É bem diferente do que aconteceu na China: todas as vezes que os bárbaros invadiram a China – o que ocorreu nos séculos III, VI, XI, XII, XIII – eles preservaram as formas de organização do Estado chinês e adotaram o estilo tradicional de governo. Assim, o Estado chinês mudou bastante ao longo do tempo, mas nunca se desintegrou. A via chinesa mostra, portanto, que, mesmo com invasões bárbaras, pode haver uma continuidade estrutural de uma determinada forma de Estado. É a descontinuidade que marca o Ocidente romano.

HV – A mudança no Ocidente romano, portanto, pode ser descrita como a passagem de um único Estado centralizado para um conjunto fragmentário de Estados?

WICKHAM – Exatamente.

Em pleno século VI, o imperador Justiniano governou pelo menos metade das antigas províncias do Ocidente. (Imagem: Basílica de São Vital, Ravena)

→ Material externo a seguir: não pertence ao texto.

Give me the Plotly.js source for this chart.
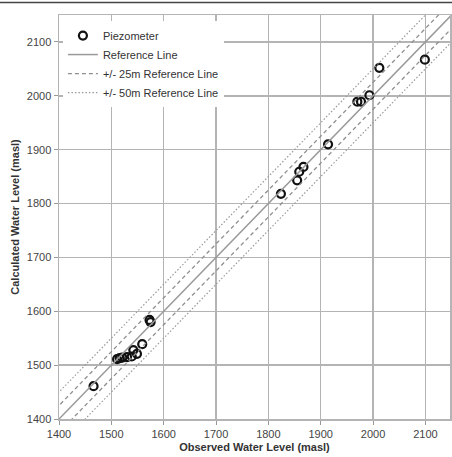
<!DOCTYPE html>
<html>
<head>
<meta charset="utf-8">
<script src="https://cdn.plot.ly/plotly-3.0.1.min.js"></script>
<style>html,body{margin:0;padding:0;background:#fff;}#chart{width:452px;height:457px;}</style>
</head>
<body>
<div id="chart"></div>
<script>
// Observed vs calculated water levels (masl)
const observed = [1466, 1511, 1516, 1521, 1530, 1539, 1542, 1549, 1559, 1573, 1575,
                  1824, 1855, 1859, 1867, 1914, 1970, 1977, 1993, 2012, 2099];
const calculated = [1461, 1511, 1513, 1514, 1515, 1516, 1528, 1521, 1539, 1584, 1580,
                    1818, 1843, 1859, 1868, 1910, 1989, 1989, 2001, 2052, 2067];
const refX = [1300, 2250];
const offset25 = 25;
const offset50 = 50;
const xTicks = [1400, 1500, 1600, 1700, 1800, 1900, 2000, 2100];
const yTicks = [1400, 1500, 1600, 1700, 1800, 1900, 2000, 2100];

const lineColor = '#9a9a9a';
const traces = [
  {x: observed, y: calculated, mode: 'markers', name: 'Piezometer', type: 'scatter',
   marker: {symbol: 'circle-open', size: 8, color: '#111', line: {width: 2.2, color: '#111'}}},
  {x: refX, y: refX, mode: 'lines', name: 'Reference Line', type: 'scatter',
   line: {color: lineColor, width: 1.5}},
  {x: refX, y: refX.map(v => v + offset25), mode: 'lines', name: '+/- 25m Reference Line', type: 'scatter',
   legendgroup: 'd25', line: {color: '#8f8f8f', width: 1.3, dash: '4px,3px'}},
  {x: refX, y: refX.map(v => v - offset25), mode: 'lines', name: '+/- 25m Reference Line', type: 'scatter',
   legendgroup: 'd25', showlegend: false, line: {color: '#8f8f8f', width: 1.3, dash: '4px,3px'}},
  {x: refX, y: refX.map(v => v + offset50), mode: 'lines', name: '+/- 50m Reference Line', type: 'scatter',
   legendgroup: 'd50', line: {color: lineColor, width: 1.2, dash: '1.5px,2px'}},
  {x: refX, y: refX.map(v => v - offset50), mode: 'lines', name: '+/- 50m Reference Line', type: 'scatter',
   legendgroup: 'd50', showlegend: false, line: {color: lineColor, width: 1.2, dash: '1.5px,2px'}}
];

const axisCommon = {
  showgrid: true, gridcolor: '#b4b4b4', gridwidth: 1.5,
  showline: true, linecolor: '#b4b4b4', linewidth: 1.5, mirror: true,
  ticks: 'outside', ticklen: 4, tickcolor: '#999', tickwidth: 1,
  zeroline: false,
  tickfont: {family: 'Liberation Sans, Arial, sans-serif', size: 11, color: '#444'}
};

const layout = {
  width: 452, height: 457,
  margin: {l: 59, r: 2, t: 15, b: 38},
  paper_bgcolor: '#fff', plot_bgcolor: '#fff',
  showlegend: true,
  legend: {x: 0.01, y: 0.985, xanchor: 'left', yanchor: 'top',
           bgcolor: '#fff', borderwidth: 0, tracegroupgap: 0, itemwidth: 30,
           font: {family: 'Liberation Sans, Arial, sans-serif', size: 11, color: '#333'}},
  xaxis: Object.assign({}, axisCommon, {
    range: [1400, 2147], tickvals: xTicks, ticktext: xTicks.map(String),
    title: {text: 'Observed Water Level (masl)', standoff: 4,
            font: {family: 'Liberation Sans, Arial, sans-serif', size: 11, color: '#333', weight: 'bold'}}
  }),
  yaxis: Object.assign({}, axisCommon, {
    range: [1400, 2150], tickvals: yTicks, ticktext: yTicks.map(String),
    title: {text: 'Calculated Water Level (masl)', standoff: 5,
            font: {family: 'Liberation Sans, Arial, sans-serif', size: 11, color: '#333', weight: 'bold'}}
  }),
  shapes: [{type: 'line', xref: 'paper', yref: 'paper', x0: -0.16, x1: 1.01, y0: 1.031, y1: 1.031,
            line: {color: '#444', width: 1.5}}]
};

Plotly.newPlot('chart', traces, layout, {staticPlot: true, displayModeBar: false});
</script>
</body>
</html>
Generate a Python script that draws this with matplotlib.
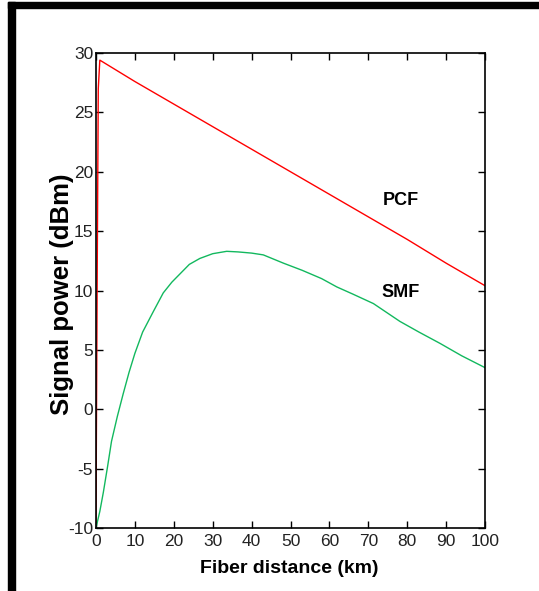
import numpy as np
import matplotlib
matplotlib.use('Agg')
from matplotlib import pyplot as plt
from matplotlib.patches import Rectangle

# PCF signal power along the fiber
pcf_distance = [0, 0.3, 0.6, 1.0, 10, 20, 30, 40, 50, 60, 70, 80, 90, 100]
pcf_power = [-10, 10, 27.0, 29.4, 27.6, 25.7, 23.8, 21.9, 20.0, 18.1, 16.2, 14.3, 12.3, 10.4]

# SMF signal power along the fiber
smf_distance = [0, 1.0, 1.9, 3.0, 4.0, 5.5, 7.0, 8.5, 10.0, 12.0, 14.7, 17.3, 19.5, 21.6, 24.0,
                26.7, 30.0, 33.6, 36.5, 40, 43, 48.2, 53, 58, 61.9, 66, 71.3, 78.1, 83, 88.4, 94, 100]
smf_power = [-10, -8.6, -7.0, -4.8, -2.7, -0.6, 1.3, 3.1, 4.7, 6.5, 8.2, 9.8, 10.7, 11.4, 12.2,
             12.7, 13.1, 13.3, 13.25, 13.15, 13.0, 12.3, 11.7, 11.0, 10.3, 9.7, 8.9, 7.4, 6.5, 5.55, 4.5, 3.5]

x_ticks = np.arange(0, 101, 10)
y_ticks = np.arange(-10, 31, 5)

plt.rcParams['font.family'] = ['Liberation Sans', 'DejaVu Sans']
plt.rcParams['axes.unicode_minus'] = False

fig = plt.figure(figsize=(5.39, 5.91), dpi=100)
ax = fig.add_axes([0.178, 0.1066, 0.722, 0.8037])

ax.plot(pcf_distance, pcf_power, color='#ff0000', lw=1.0)
ax.plot(smf_distance, smf_power, color='#12b85e', lw=1.0)

ax.set_xlim(0, 100)
ax.set_ylim(-10, 30)
ax.set_xticks(x_ticks)
ax.set_yticks(y_ticks)
ax.tick_params(direction='in', length=5, width=1, top=True, right=True,
               labelsize=12.5, pad=2, colors='black', labelcolor='#222222')
ax.tick_params(axis='x', pad=4)
for s in ax.spines.values():
    s.set_linewidth(1.2)

ax.set_xlabel('Fiber distance (km)', fontsize=14, fontweight='bold')
ax.xaxis.set_label_coords(0.496, -0.068)
ax.set_ylabel('Signal power (dBm)', fontsize=18.5, fontweight='bold')
ax.yaxis.set_label_coords(-0.057, 0.4926)

ax.text(78.4, 17.6, 'PCF', fontsize=13, fontweight='bold', ha='center', va='center')
ax.text(78.4, 9.8, 'SMF', fontsize=13, fontweight='bold', ha='center', va='center')

# black frame on top and left of the picture
W, H = 539, 591
fig.patches.append(Rectangle((8 / W, 0), 7 / W, 1 - 2 / H, transform=fig.transFigure,
                             color='black', zorder=10))
fig.patches.append(Rectangle((8 / W, 1 - 8 / H), 1 - 8 / W, 6 / H, transform=fig.transFigure,
                             color='black', zorder=10))

fig.savefig('out.png', dpi=100)
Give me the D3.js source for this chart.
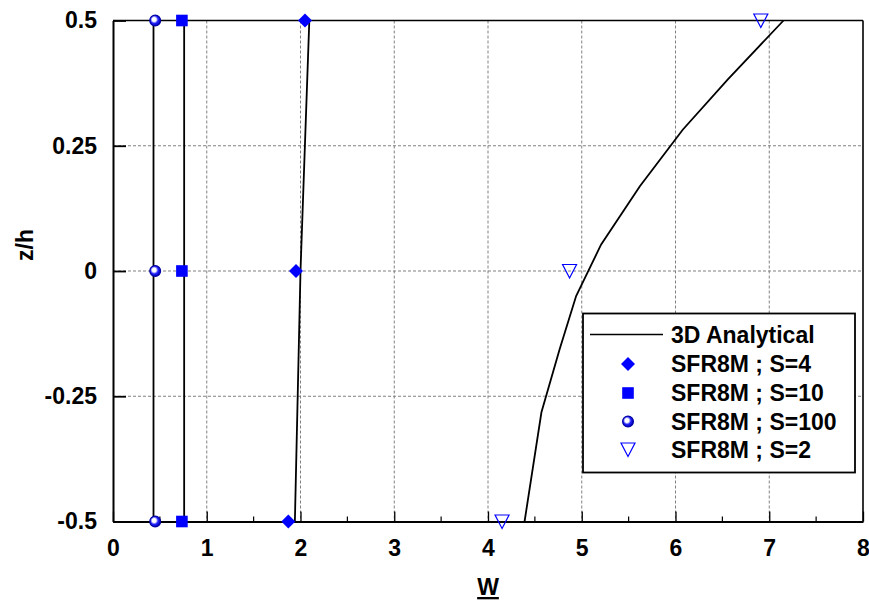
<!DOCTYPE html>
<html><head><meta charset="utf-8">
<script src="https://cdn.jsdelivr.net/npm/d3@7"></script>
<style>
body{margin:0;background:#fff;}
text{font-family:Arial,"Liberation Sans",sans-serif;font-weight:bold;}
</style></head>
<body>
<svg id="chart" width="869" height="601"></svg>
<script>
// ---- data ----
const xTicks = [0,1,2,3,4,5,6,7,8];
const yTicks = [-0.5,-0.25,0,0.25,0.5];
const yTickLabels = ["-0.5","-0.25","0","0.25","0.5"];
const zLevels = [-0.5, 0, 0.5];

// 3D analytical lines
const anaS100 = [[0.432,-0.5],[0.432,0],[0.432,0.5]];
const anaS10  = [[0.759,-0.5],[0.759,0],[0.759,0.5]];
const anaS4   = [[1.94,-0.5],[2.0,0],[2.094,0.5]];
const anaS2   = [[4.39,-0.5],[4.57,-0.282],[4.764,-0.156],[4.94,-0.05],[5.207,0.053],[5.62,0.169],[6.077,0.282],[6.556,0.382],[7.152,0.5]];

// SFR8M results (w at z/h = -0.5, 0, 0.5)
const sfrS4   = [1.87, 1.952, 2.048];
const sfrS10  = [0.735, 0.735, 0.735];
const sfrS100 = [0.45, 0.45, 0.45];
const sfrS2   = [4.15, 4.87, 6.91];

const legendLabels = ["3D Analytical","SFR8M ; S=4","SFR8M ; S=10","SFR8M ; S=100","SFR8M ; S=2"];

// ---- layout ----
const svg = d3.select("#chart");
const L = 113, R = 863, T = 20.5, B = 521.5;
const x = d3.scaleLinear().domain([0,8]).range([L,R]);
const y = d3.scaleLinear().domain([-0.5,0.5]).range([B,T]);
const blue = "#0000ff";
const FS = 23;

const defs = svg.append("defs");
const rg = defs.append("radialGradient").attr("id","ball").attr("cx","42%").attr("cy","42%").attr("r","60%")
  .attr("fx","40%").attr("fy","40%");
rg.append("stop").attr("offset","0%").attr("stop-color","#ffffff");
rg.append("stop").attr("offset","30%").attr("stop-color","#ffffff");
rg.append("stop").attr("offset","60%").attr("stop-color","#2020ff");
rg.append("stop").attr("offset","100%").attr("stop-color","#0000b0");

// grid
const grid = svg.append("g");
grid.selectAll("line.gx").data(xTicks.filter(d=>d>0&&d<8)).enter().append("line")
  .attr("x1",d=>x(d)).attr("x2",d=>x(d)).attr("y1",T).attr("y2",B)
  .attr("stroke","#808080").attr("stroke-width",1).attr("stroke-dasharray","3,2");
grid.selectAll("line.gy").data(yTicks.filter(d=>d>-0.5&&d<0.5)).enter().append("line")
  .attr("x1",L).attr("x2",R).attr("y1",d=>y(d)).attr("y2",d=>y(d))
  .attr("stroke","#808080").attr("stroke-width",1).attr("stroke-dasharray","3,2");

// frame top/right
svg.append("line").attr("x1",L).attr("x2",R).attr("y1",T).attr("y2",T).attr("stroke","#000").attr("stroke-width",1.6);
svg.append("line").attr("x1",R).attr("x2",R).attr("y1",T).attr("y2",B).attr("stroke","#000").attr("stroke-width",1.6);

// axes
const xAxis = d3.axisBottom(x).tickValues(xTicks).tickSizeInner(-10).tickSizeOuter(0).tickPadding(18).tickFormat(d3.format("d"));
const gx = svg.append("g").attr("transform",`translate(0,${B})`).call(xAxis);
gx.select(".domain").attr("stroke-width",2);
gx.selectAll(".tick line").attr("stroke-width",1.3);
gx.selectAll(".tick text").attr("font-size",FS).attr("font-weight","bold").attr("fill","#000")
  .attr("font-family","Arial, 'Liberation Sans', sans-serif");
// minor x ticks
const minorX = d3.range(0.5,8,1);
svg.append("g").selectAll("line").data(minorX).enter().append("line")
  .attr("x1",d=>x(d)).attr("x2",d=>x(d)).attr("y1",B).attr("y2",B-5).attr("stroke","#000").attr("stroke-width",1.2);

const yAxis = d3.axisLeft(y).tickValues(yTicks).tickSizeInner(-13).tickSizeOuter(0).tickPadding(16)
  .tickFormat((d,i)=>yTickLabels[i]);
const gy = svg.append("g").attr("transform",`translate(${L},0)`).call(yAxis);
gy.select(".domain").attr("stroke-width",2);
gy.selectAll(".tick line").attr("stroke-width",1.8);
gy.selectAll(".tick text").attr("font-size",FS).attr("font-weight","bold").attr("fill","#000")
  .attr("font-family","Arial, 'Liberation Sans', sans-serif");

// axis titles
svg.append("text").attr("x",(L+R)/2).attr("y",595).attr("text-anchor","middle")
  .attr("font-size",FS).attr("text-decoration","underline").text("W");
svg.append("text").attr("transform","translate(33,245) rotate(-90)").attr("text-anchor","middle")
  .attr("font-size",FS).text("z/h");

// analytical lines
const line = d3.line().x(d=>x(d[0])).y(d=>y(d[1]));
[anaS100, anaS10, anaS4, anaS2].forEach(a=>{
  svg.append("path").attr("d",line(a)).attr("fill","none").attr("stroke","#000").attr("stroke-width",1.8);
});

// markers
function drawDiamond(g,cx,cy){
  g.append("path").attr("d","M0,-7L7,0L0,7L-7,0Z").attr("transform",`translate(${cx},${cy})`).attr("fill",blue);
}
function drawSquare(g,cx,cy){
  g.append("rect").attr("x",cx-5.8).attr("y",cy-5.8).attr("width",11.6).attr("height",11.6).attr("fill",blue);
}
function drawBall(g,cx,cy){
  g.append("circle").attr("cx",cx).attr("cy",cy).attr("r",5.4).attr("fill","url(#ball)").attr("stroke","#0000a0").attr("stroke-width",1.2);
}
function drawTri(g,cx,cy){
  g.append("path").attr("d","M-7,-6.5L7,-6.5L0,7Z").attr("transform",`translate(${cx},${cy})`)
    .attr("fill","none").attr("stroke",blue).attr("stroke-width",1.2);
}
const mk = svg.append("g");
zLevels.forEach((z,i)=>{
  drawDiamond(mk, x(sfrS4[i]), y(z));
  drawSquare(mk, x(sfrS10[i]), y(z));
  drawBall(mk, x(sfrS100[i]), y(z));
  drawTri(mk, x(sfrS2[i]), y(z));
});

// legend
const lg = svg.append("g");
lg.append("rect").attr("x",583).attr("y",313.5).attr("width",272).attr("height",159)
  .attr("fill","#fff").attr("stroke","#000").attr("stroke-width",1.8);
const rowY = [334.5, 364, 393, 421.5, 449.5];
lg.append("line").attr("x1",590).attr("x2",663).attr("y1",rowY[0]).attr("y2",rowY[0]).attr("stroke","#000").attr("stroke-width",1.6);
drawDiamond(lg, 628, rowY[1]);
drawSquare(lg, 628, rowY[2]);
drawBall(lg, 628, rowY[3]);
drawTri(lg, 628, rowY[4]);
legendLabels.forEach((t,i)=>{
  lg.append("text").attr("x",671).attr("y",rowY[i]).attr("dy","0.36em").attr("font-size",FS).text(t);
});
</script>
</body></html>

HV – Por outro lado, alguns historiadores, como o francês Jean Durliat, defendem uma continuidade do Baixo Império Romano até o fim do século IX. O que o senhor acha dessa tese, que se opõe à ideia da ruptura total?

WICKHAM – Eu acho que Jean Duliart está completamente enganado. É interessante, no entanto, que ele defenda a continuidade usando o mesmo tipo de argumento que eu mencionei. Ele argumenta que o sistema de arrecadação de impostos se manteve após a queda do Império Romano do Ocidente, o que é uma linha de pensamento útil, mas eu acho que ele lê as fontes de forma totalmente errada. Ele cria uma série de razões para se acreditar que as fontes que todos os outros pesquisadores acreditam tratar da posse da terra se referem, na verdade, à arrecadação de impostos. E ele não conseguiu provar isso. Eu acho que todos os elementos da sua argumentação podem ser considerados imprecisos, mas eu respeito a forma como ele argumenta.

HV – Então, apesar das mudanças de interpretação das fontes, nós ainda podemos falar da queda do Império Romano do Ocidente e das invasões bárbaras?

WICKHAM – Sim, podemos. Mas é um processo muito mais lento do que os historiadores pensavam há 50 anos.